Where is the escape route?

So, is there a way out of this morass? Put simply, yes. Is there a quick exit from the wilderness? Probably, no.

  • While there are various principles and insights which may reduce some of the pain, these may not necessarily lift the cloud. It is true that Jesus experienced the wilderness. It is true that the call to serve always embraces the cross. These things we know in our brain but the life and death battle is not really being fought there. It is not a matter of the cerebral, of academic understanding or knowledge. We have the Bible, countless books, commentaries, sermons, the whole works to tell us of the reality of God’s Presence in the lonely times.
  • This fearing for our own sanity and survival cannot be resolved by some spiritual aspirin. Even others may not be able to help since we may have cleverly disguised our struggle so that they have no hint of the enormity of what is going on inside us. It is amazing how we can sustain the image of control and coping when we are collapsing internally. We may even be able to preach like an angel. It is all by the grace of God, of course, even in this abject poverty when He appears to be off somewhere else.
  • And this is our way forward. The passage from the desert to the valley with its green pastures and still waters is, like everything else, a gracious gift of God. In just the same way we arrived in the desert for no discernable reason, we begin to find steadier ground and greater purpose without any obvious equation or explanation being apparent. Perhaps we have at last revealed the vast extent of our need to this absent God on the off chance that He may catch a word or two as He attends to others. May be we have stopped trying to organise our own survival and have found the courage to level with a fellow traveller in the faith so that our desperation is even partly shared.
  • The journey into the heart of God is never without hair raising, life threatening encounters with ourselves and the world around us. We cannot enjoy the air at the mountain peak if we have not gasped for life in the valley of death. There is nothing to say about the grace of God unless it has finally reached down to us and mysteriously restored faith and trust. We do not map our own escape route from the desert. Rather, we are gently led forward by the God Who has a habit of looking for us in the odd, hard places.

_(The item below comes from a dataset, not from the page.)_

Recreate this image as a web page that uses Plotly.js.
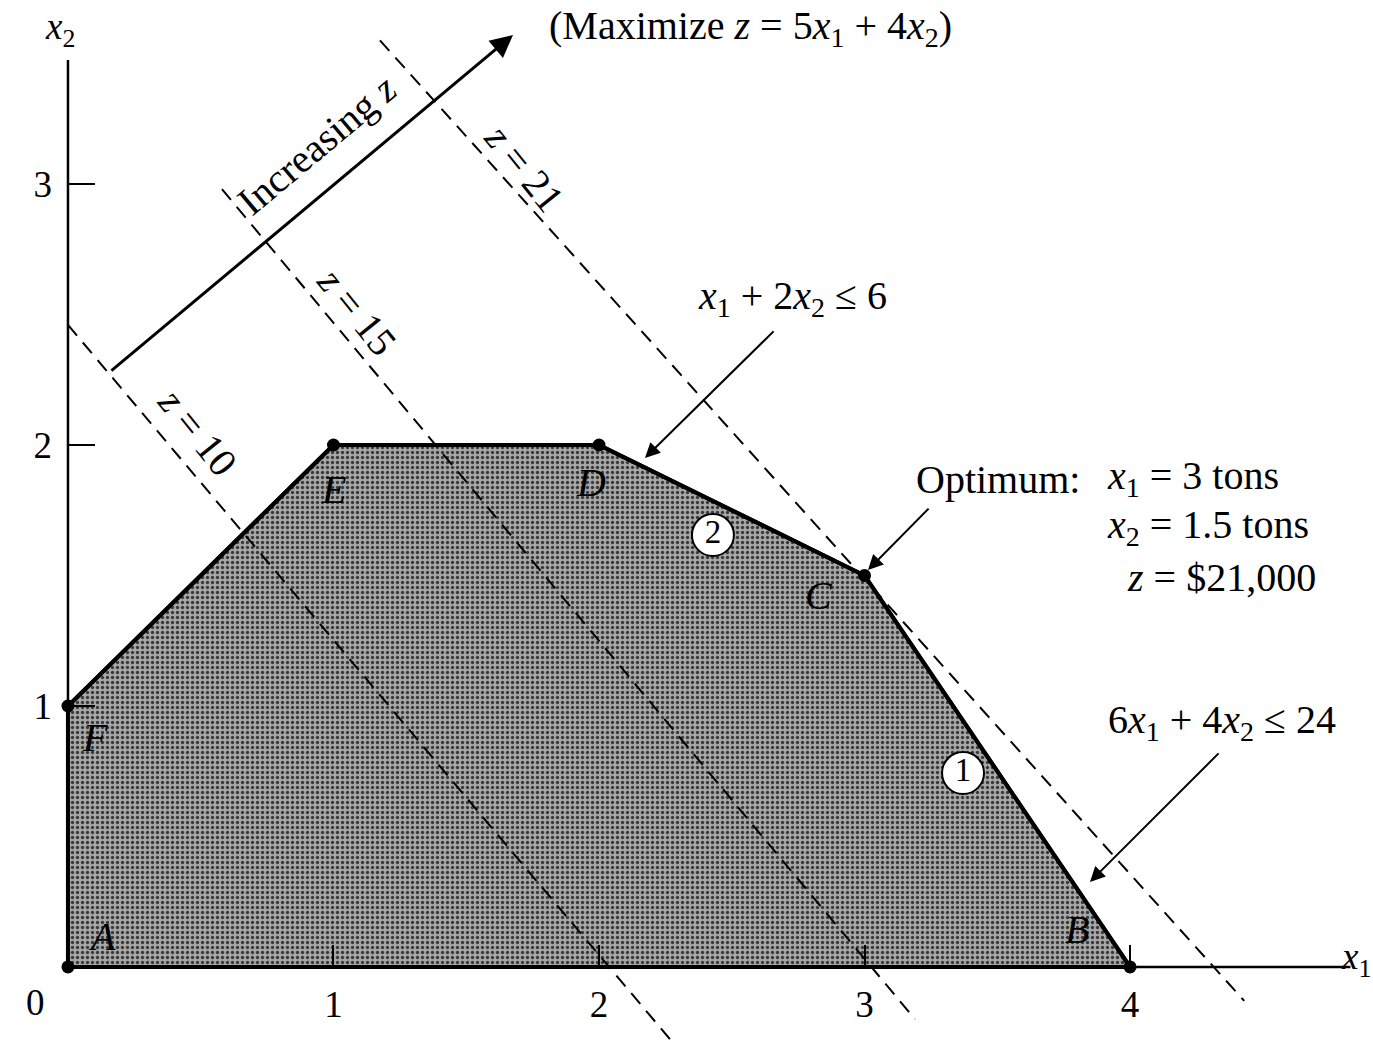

The desert’s refining work….

  • In the wilderness? Do not be afraid. His grace is sufficient. He is not keeping to Himself.
  • Just biding His time while our life is being shaped by a new found humility, dependence and trust.
  • This is the unique refining work of the desert; it does not occur in the valley or on the mountain top. Besides, there are other lonely souls out there doing battle.
  • Their hope lies with those who have looked grief, depression and despair in the eye and who, in a fearful moment, have been surprised by God’s grace.
  • He heard the cry of His people in Egypt and delivered them; he went looking for Elijah in his moment of collapse, dusted him down and put him back on his feet. He will hear you and come to you too. The heavens are not made of brass; your prayers are being heard.
  • Wipe the sand out of your toes, put your sandals back on. It’s time to get moving. There is yet much to be accomplished. He has a few more things for you to do yet.